(Data extracted from a collection)

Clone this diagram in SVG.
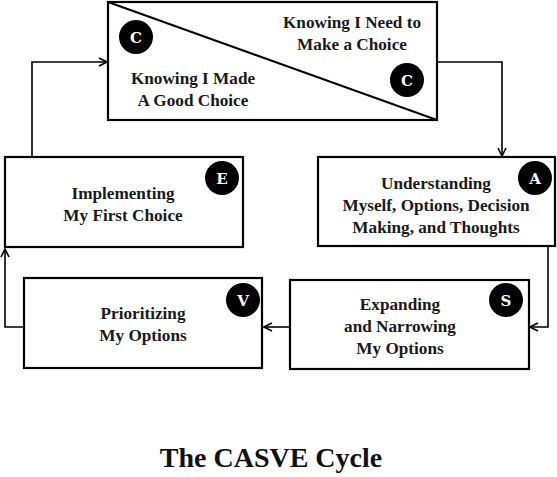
<svg xmlns="http://www.w3.org/2000/svg" width="557" height="477" viewBox="0 0 557 477">
<style>
.box{fill:#fff;stroke:#000;stroke-width:2.2}
.conn{fill:none;stroke:#000;stroke-width:1.6}
.t{font-family:"Liberation Serif","Times New Roman",serif;font-weight:bold;font-size:17.2px;fill:#1a1a1a;text-anchor:middle}
.badge{fill:#000}
.bl{font-family:"DejaVu Serif",serif;font-weight:bold;font-size:15px;fill:#fff;text-anchor:middle}
.title{font-family:"Liberation Serif","Times New Roman",serif;font-weight:bold;font-size:28px;fill:#111;text-anchor:middle}
</style>
<defs>
<marker id="arr" viewBox="0 0 10 10" refX="9" refY="5" markerWidth="10" markerHeight="10" markerUnits="userSpaceOnUse" orient="auto">
<path d="M1,1 L9,5 L1,9" fill="none" stroke="#000" stroke-width="1.6"/>
</marker>
</defs>
<rect width="557" height="477" fill="#fff"/>
<g id="connectors">
<polyline class="conn" points="32,157 32,62 107,62" marker-end="url(#arr)"/>
<polyline class="conn" points="438,62 502,62 502,156" marker-end="url(#arr)"/>
<polyline class="conn" points="548,247 548,327 530,327" marker-end="url(#arr)"/>
<polyline class="conn" points="290,327 264,327" marker-end="url(#arr)"/>
<polyline class="conn" points="24,327 5,327 5,249" marker-end="url(#arr)"/>
</g>
<g id="node-c">
<rect class="box" x="108" y="2" width="329" height="118"/>
<line x1="108" y1="2" x2="437" y2="120" stroke="#000" stroke-width="2"/>
<circle class="badge" cx="136" cy="37" r="17"/>
<text class="bl" x="136" y="42.5">C</text>
<circle class="badge" cx="407" cy="80" r="17"/>
<text class="bl" x="407" y="85.5">C</text>
<text class="t" x="352" y="28">Knowing I Need to</text>
<text class="t" x="352" y="50">Make a Choice</text>
<text class="t" x="193" y="84">Knowing I Made</text>
<text class="t" x="193" y="106">A Good Choice</text>
</g>
<g id="node-a">
<rect class="box" x="318" y="157" width="237" height="89"/>
<circle class="badge" cx="535" cy="178" r="17"/>
<text class="bl" x="535" y="183.5">A</text>
<text class="t" x="436" y="189">Understanding</text>
<text class="t" x="436" y="211">Myself, Options, Decision</text>
<text class="t" x="436" y="233">Making, and Thoughts</text>
</g>
<g id="node-s">
<rect class="box" x="290" y="280" width="239" height="89"/>
<circle class="badge" cx="506" cy="300" r="17"/>
<text class="bl" x="506" y="305.5">S</text>
<text class="t" x="400" y="310">Expanding</text>
<text class="t" x="400" y="332">and Narrowing</text>
<text class="t" x="400" y="354">My Options</text>
</g>
<g id="node-v">
<rect class="box" x="24" y="278" width="238" height="90"/>
<circle class="badge" cx="243" cy="300" r="17"/>
<text class="bl" x="243" y="305.5">V</text>
<text class="t" x="143" y="319">Prioritizing</text>
<text class="t" x="143" y="341">My Options</text>
</g>
<g id="node-e">
<rect class="box" x="5" y="157" width="238" height="90"/>
<circle class="badge" cx="222" cy="178" r="17"/>
<text class="bl" x="222" y="183.5">E</text>
<text class="t" x="123" y="199">Implementing</text>
<text class="t" x="123" y="221">My First Choice</text>
</g>
<g id="title">
<text class="title" x="271" y="467">The CASVE Cycle</text>
</g>
</svg>
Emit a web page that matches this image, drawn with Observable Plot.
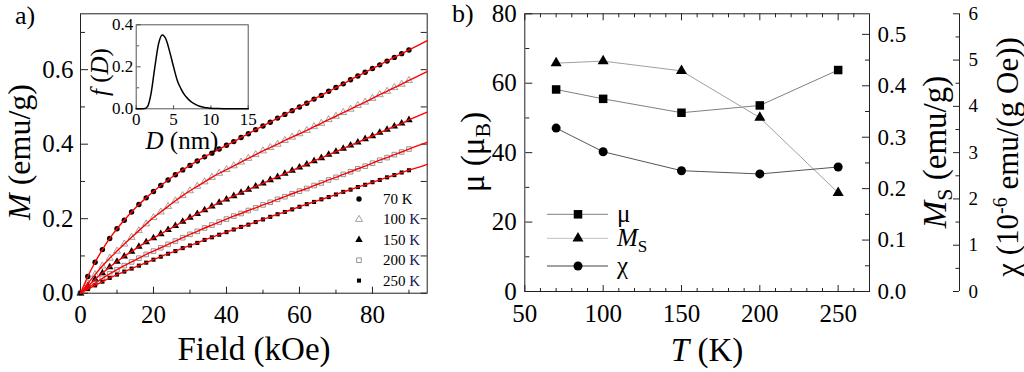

▸ **Task**: Omit pictures; set down the rest of the material word for word.

▸ **Complete response**:
Clone this diagram in SVG.
<svg xmlns="http://www.w3.org/2000/svg" width="557" height="477" viewBox="0 0 557 477">
<style>
.box{fill:#fff;stroke:#000;stroke-width:2.2}
.conn{fill:none;stroke:#000;stroke-width:1.6}
.t{font-family:"Liberation Serif","Times New Roman",serif;font-weight:bold;font-size:17.2px;fill:#1a1a1a;text-anchor:middle}
.badge{fill:#000}
.bl{font-family:"DejaVu Serif",serif;font-weight:bold;font-size:15px;fill:#fff;text-anchor:middle}
.title{font-family:"Liberation Serif","Times New Roman",serif;font-weight:bold;font-size:28px;fill:#111;text-anchor:middle}
</style>
<defs>
<marker id="arr" viewBox="0 0 10 10" refX="9" refY="5" markerWidth="10" markerHeight="10" markerUnits="userSpaceOnUse" orient="auto">
<path d="M1,1 L9,5 L1,9" fill="none" stroke="#000" stroke-width="1.6"/>
</marker>
</defs>
<rect width="557" height="477" fill="#fff"/>
<g id="connectors">
<polyline class="conn" points="32,157 32,62 107,62" marker-end="url(#arr)"/>
<polyline class="conn" points="438,62 502,62 502,156" marker-end="url(#arr)"/>
<polyline class="conn" points="548,247 548,327 530,327" marker-end="url(#arr)"/>
<polyline class="conn" points="290,327 264,327" marker-end="url(#arr)"/>
<polyline class="conn" points="24,327 5,327 5,249" marker-end="url(#arr)"/>
</g>
<g id="node-c">
<rect class="box" x="108" y="2" width="329" height="118"/>
<line x1="108" y1="2" x2="437" y2="120" stroke="#000" stroke-width="2"/>
<circle class="badge" cx="136" cy="37" r="17"/>
<text class="bl" x="136" y="42.5">C</text>
<circle class="badge" cx="407" cy="80" r="17"/>
<text class="bl" x="407" y="85.5">C</text>
<text class="t" x="352" y="28">Knowing I Need to</text>
<text class="t" x="352" y="50">Make a Choice</text>
<text class="t" x="193" y="84">Knowing I Made</text>
<text class="t" x="193" y="106">A Good Choice</text>
</g>
<g id="node-a">
<rect class="box" x="318" y="157" width="237" height="89"/>
<circle class="badge" cx="535" cy="178" r="17"/>
<text class="bl" x="535" y="183.5">A</text>
<text class="t" x="436" y="189">Understanding</text>
<text class="t" x="436" y="211">Myself, Options, Decision</text>
<text class="t" x="436" y="233">Making, and Thoughts</text>
</g>
<g id="node-s">
<rect class="box" x="290" y="280" width="239" height="89"/>
<circle class="badge" cx="506" cy="300" r="17"/>
<text class="bl" x="506" y="305.5">S</text>
<text class="t" x="400" y="310">Expanding</text>
<text class="t" x="400" y="332">and Narrowing</text>
<text class="t" x="400" y="354">My Options</text>
</g>
<g id="node-v">
<rect class="box" x="24" y="278" width="238" height="90"/>
<circle class="badge" cx="243" cy="300" r="17"/>
<text class="bl" x="243" y="305.5">V</text>
<text class="t" x="143" y="319">Prioritizing</text>
<text class="t" x="143" y="341">My Options</text>
</g>
<g id="node-e">
<rect class="box" x="5" y="157" width="238" height="90"/>
<circle class="badge" cx="222" cy="178" r="17"/>
<text class="bl" x="222" y="183.5">E</text>
<text class="t" x="123" y="199">Implementing</text>
<text class="t" x="123" y="221">My First Choice</text>
</g>
<g id="title">
<text class="title" x="271" y="467">The CASVE Cycle</text>
</g>
</svg>
Emit a web page that matches this image, drawn with Observable Plot.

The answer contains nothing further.